Once the chages are merged they will be picked up by the nightly Airflow jobs which will build an updated dataset.
Run action workflow (optional)
Optionally, if you don’t want to wait until the next day, you can manually execute the workflow that usually runs overnight yourself in order to be able to check if the data is actually on the platform. Simply follow the instructions in the guide for triggering a collection manually.

Endpoint edge-cases

Handling Combined Endpoints

Note that, when adding an endpoint that feeds into separate datasets or pipelines (such as an endpoint with data for tree-preservation-zone and tree), the pipeline field in the import.csv file should be formatted to contains both datasets as follows:

pipelines
tree-preservation-zone;tree

When handling this type of endpoint, two possible scenarios may arise.

The endpoint includes two datasets: one spatial and one non-spatial - It may be necessary to use separate columns as a reference field for each dataset. In such cases, add a column mapping for each dataset contained within the endpoint in the column.csv file.
The endpoint includes two datasets both being spatial - For scenarios where the endpoint includes a column that determines the dataset, use the filter.csv file. Follow the instructions in ‘TPZ and Tree data in the same endpoint’ for this scenario.

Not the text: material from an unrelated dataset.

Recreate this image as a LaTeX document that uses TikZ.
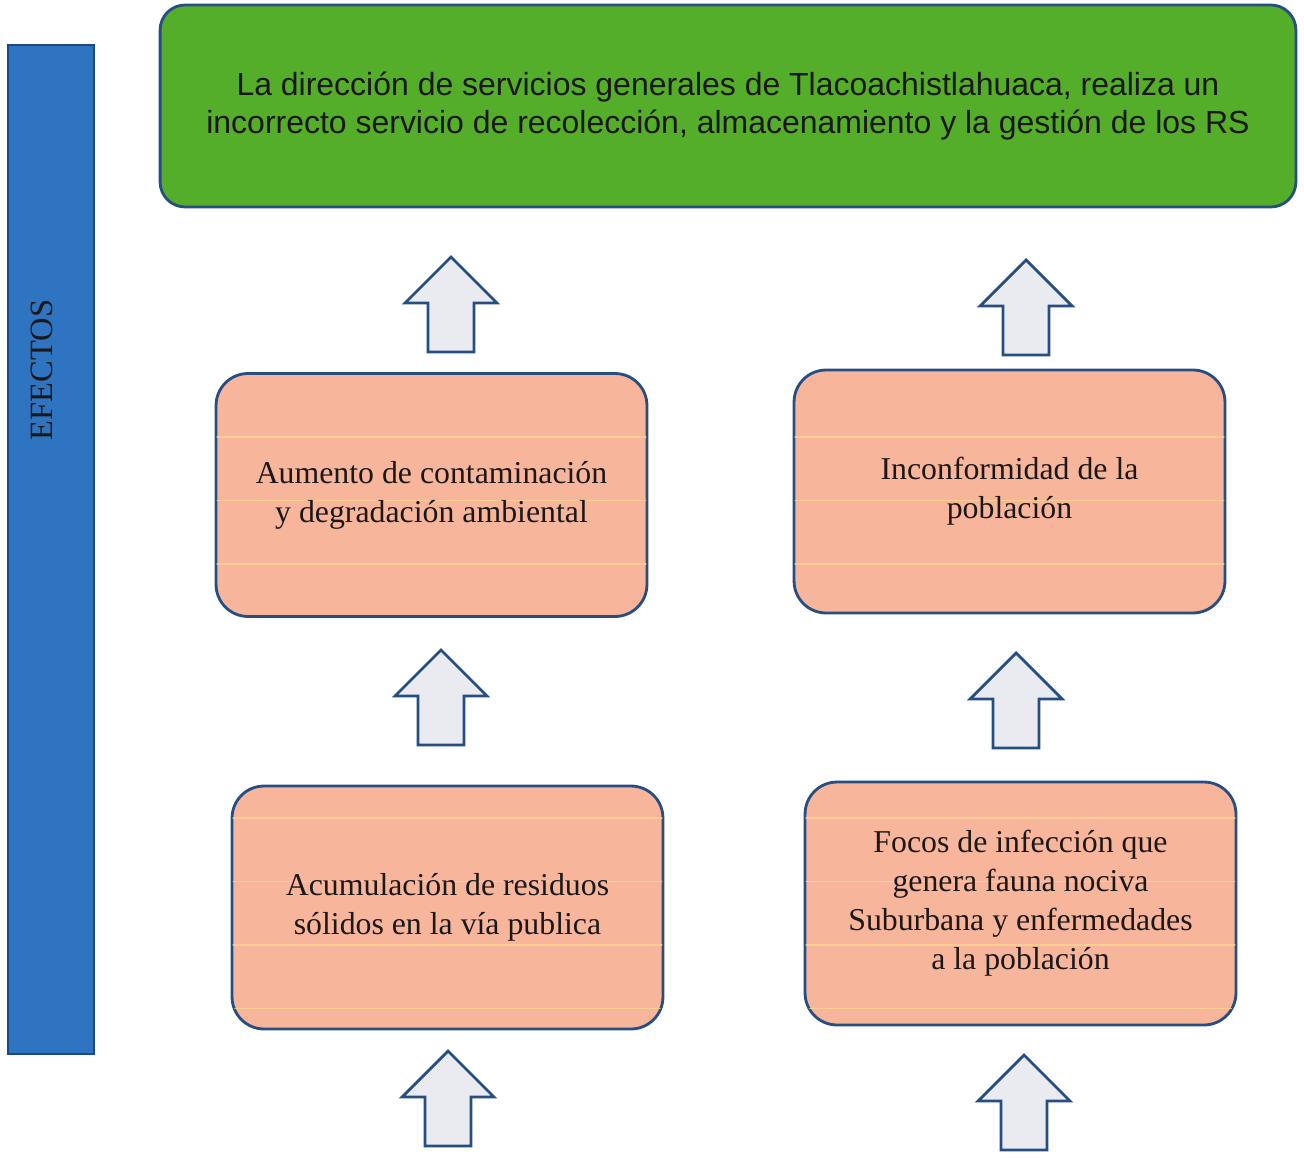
\documentclass[tikz,border=0pt]{standalone}
\usepackage{fontspec}
\setmainfont{Liberation Serif}
\newfontfamily\arialfont{Liberation Sans}
\definecolor{salmon}{RGB}{247,182,156}
\definecolor{bordercol}{RGB}{38,78,128}
\definecolor{greenfill}{RGB}{84,174,42}
\definecolor{barfill}{RGB}{46,116,192}
\definecolor{barborder}{RGB}{30,72,130}
\definecolor{arrowfill}{RGB}{234,235,241}
\definecolor{paperline}{RGB}{250,214,140}
\definecolor{txt}{RGB}{28,24,24}
\begin{document}
\begin{tikzpicture}[x=0.02cm,y=-0.02cm,
  effect/.style={draw=bordercol, fill=salmon, line width=1.6pt, rounded corners=0.64cm,
    minimum width=8.62cm, minimum height=4.86cm, align=center, text=txt,
    font=\fontsize{18.1}{22.2}\selectfont, inner sep=0pt},
  problem/.style={draw=bordercol, fill=greenfill, line width=1.6pt, rounded corners=0.5cm,
    minimum width=22.72cm, minimum height=4.04cm, align=center, text=txt,
    font=\arialfont\fontsize{18.2}{21.3}\selectfont, inner sep=0pt},
  sidebar/.style={draw=barborder, fill=barfill, line width=1.2pt,
    minimum width=1.72cm, minimum height=20.18cm, inner sep=0pt},
  sidelabel/.style={text=txt, font=\fontsize{18.5}{20}\selectfont, rotate=90, inner sep=0pt},
  arrowstyle/.style={draw=bordercol, fill=arrowfill, line width=1.6pt},
  paper/.style={draw=paperline, line width=0.8pt, opacity=0.8},
  uparr/.pic={\draw[arrowstyle] (0,0) -- (46,46) -- (23,46) -- (23,95) -- (-23,95) -- (-23,46) -- (-46,46) -- cycle;}
]
\useasboundingbox (0,0) rectangle (1304,1158);
\fill[white] (0,0) rectangle (1304,1158);

% side bar
\node[sidebar] (bar) at (51,549.5) {};
\node[sidelabel] (efectos) at (42,370) {EFECTOS};

% central problem
\node[problem] (top) at (728,106) {La dirección de servicios generales de Tlacoachistlahuaca, realiza un\\incorrecto servicio de recolección, almacenamiento y la gestión de los RS};

% effect boxes
\node[effect] (b1) at (431.5,495) {};
\node[effect] (b2) at (1009.5,491.5) {};
\node[effect] (b3) at (447.5,907.5) {};
\node[effect] (b4) at (1020.5,903.5) {};

% faint paper lines visible through the boxes
\foreach \bx in {b1,b2,b3,b4}{
  \begin{scope}
    \clip[rounded corners=0.6cm] ([shift={(2,-2)}]\bx.south west) rectangle ([shift={(-2,2)}]\bx.north east);
    \foreach \yy in {437,500.5,564,818,881.5,945,1008.5}{
      \draw[paper] (0,\yy) -- (1304,\yy);
    }
  \end{scope}
}
% box texts
\node[effect, draw=none, fill=none] (t1) at (b1) {Aumento de contaminación\\y degradación ambiental};
\node[effect, draw=none, fill=none] (t2) at (b2) {Inconformidad de la\\población};
\node[effect, draw=none, fill=none] (t3) at (b3) {Acumulación de residuos\\sólidos en la vía publica};
\node[effect, draw=none, fill=none] (t4) at (b4) {Focos de infección que\\genera fauna nociva\\Suburbana y enfermedades\\a la población};

% block arrows
\pic (a1) at (451,257) {uparr};
\pic (a2) at (1026,260) {uparr};
\pic (a3) at (441,650) {uparr};
\pic (a4) at (1016,653) {uparr};
\pic (a5) at (448,1051) {uparr};
\pic (a6) at (1024,1055) {uparr};
\end{tikzpicture}
\end{document}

TPZ and Tree data in the same endoint

We might receive an endpoint that contains both Tree and TPZ data. When this happens we can usually use a filter.csv configuration to process a subset of the endpoint data for each dataset. Data supplied like this should have a tree-preservation-zone-type field for the TPZ data, which should contain one of area, woodland or group for TPZs and individual for trees.

NOTE!
filter.csv config for a dataset will only work with a field that is in the dataset schema, and the tree-preservation-zone-type is not in the tree schema. So if you need to filter tree data using this field, it will first need to be mapped to a field in the tree schema that can then be used by filter.csv. You can use the tree-preservation-order-tree field (which isn’t in the website guidance or tech spec, but is in the specification repo spec), like this example in column.csv.

For example:

column.csv config

dataset,endpoint,resource,column,field,start-date,end-date,entry-date
tree,d6abdbc3123bc4b60ee9d34ab1ec52dda34d67e6260802df6a944a5f7d09352b,,tree_preservation_zone_type,tree-preservation-order-tree,,,

filter.csv config

dataset,resource,field,pattern,entry-number,start-date,end-date,entry-date,endpoint
tree-preservation-zone,,tree-preservation-zone-type,(?!Individual),,,,,d6abdbc3123bc4b60ee9d34ab1ec52dda34d67e6260802df6a944a5f7d09352b
tree,,tree-preservation-order-tree,Individual,,,,,d6abdbc3123bc4b60ee9d34ab1ec52dda34d67e6260802df6a944a5f7d09352b

Tree data with polygon instead of point

By default, the tree dataset wkt field (which is the incoming geometry from the resource) is mapped to point, with by a global mapping in column.csv. When a provider gives us a polygon data instead of a point, we need to add a mapping in the column.csvfile for the specific endpoint or resource from wkt to geometry which will override the default mapping.

For example:

tree,422e2a9f2fb1d809d8849e05556aa7c232060673c1cc51d84bcf9bb586d5de52,,WKT,geometry,,,

As an example, this datasette query shows a resource where we were provided a polygon dataset for tree so we mapped wkt to geometry.
Whereas this one was a point format so we did not need to override the mapping. You’ll notice that the field related to the column wkt is point.